Green Party co-leader James Shaw. Photo: RNZ /Dom Thomas
Green Party co-leader James Shaw. Photo: RNZ /Dom Thomas
The Green Party wants an immediate ban on new industrial coal boilers, as part of its plan to transition away from fossil-fuels.

The party has unveiled its Clean Energy Plan, its latest election year announcement, which co-leader James Shaw said will empower communities, businesses and families to create a sustainable country.

"Our Clean Energy Plan is the first part of our transformational plan to end the use of fossil-fuels in Aotearoa. It will help to ensure our grandchildren inherit a world where they can not only survive, but thrive," Shaw said.

The Greens are proposing to bring forward the government's 100 percent renewable energy target by five years to 2030 and re-instate the ban on building new fossil fuel electricity generation.

Shaw said previous government's use of dirty fossil fuels meant they failed in responding to the challenge of climate change.

"Our window to act is shrinking and we must make meaningful changes now to secure our children's future," he said.

"When all our energy comes from the sun, the wind, and the flow of rivers, we won't need to burn the fossil fuels that cause the climate crisis."

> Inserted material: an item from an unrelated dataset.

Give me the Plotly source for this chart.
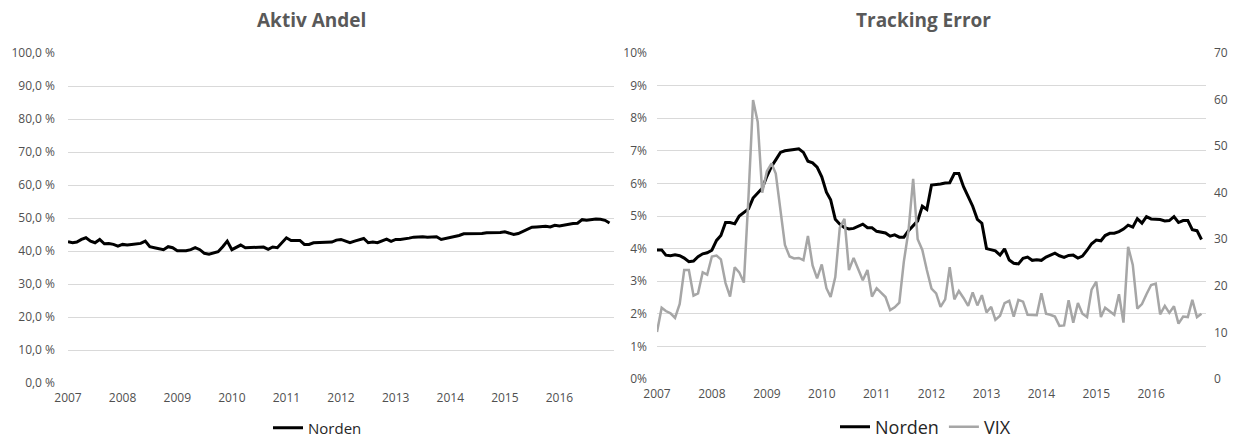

If elected into government, the party would train people for clean energy jobs, establish a multi-million dollar fund for renewable energy community projects, make it easier to build wind turbines and stop new permits for new onshore fossil fuel extraction.

The Greens are also promising to introduce grants and loans so home and business owners can install solar panels, which would be installed in some public houses too.

Clean Energy Plan

  • Establish a Clean Energy Industry Training Plan to support thousands of people into jobs.
  • Introduce grants to halve the price of installing solar in privately-owned homes, and offer grants and low-interest loans for businesses to transition.
  • Upgrade all 63,000 social and community homes with solar panels and batteries.
  • Ban new industrial coal boilers within the first 100 days in Government.
  • End coal use in Aotearoa by 2030.
  • Create a $250 million Clean Energy Fund which communities can draw from for local renewable energy projects.
  • Simplify planning rules to make it easier to build wind turbines.

Energy spokesperson Gareth Hughes said the Clean Energy Plan "allows us to go further and faster on climate action by supporting all of us to move to clean energy".

"It is an investment in all of our futures, which creates firm targets, clear oversight, and an example for the world to follow," Hughes said.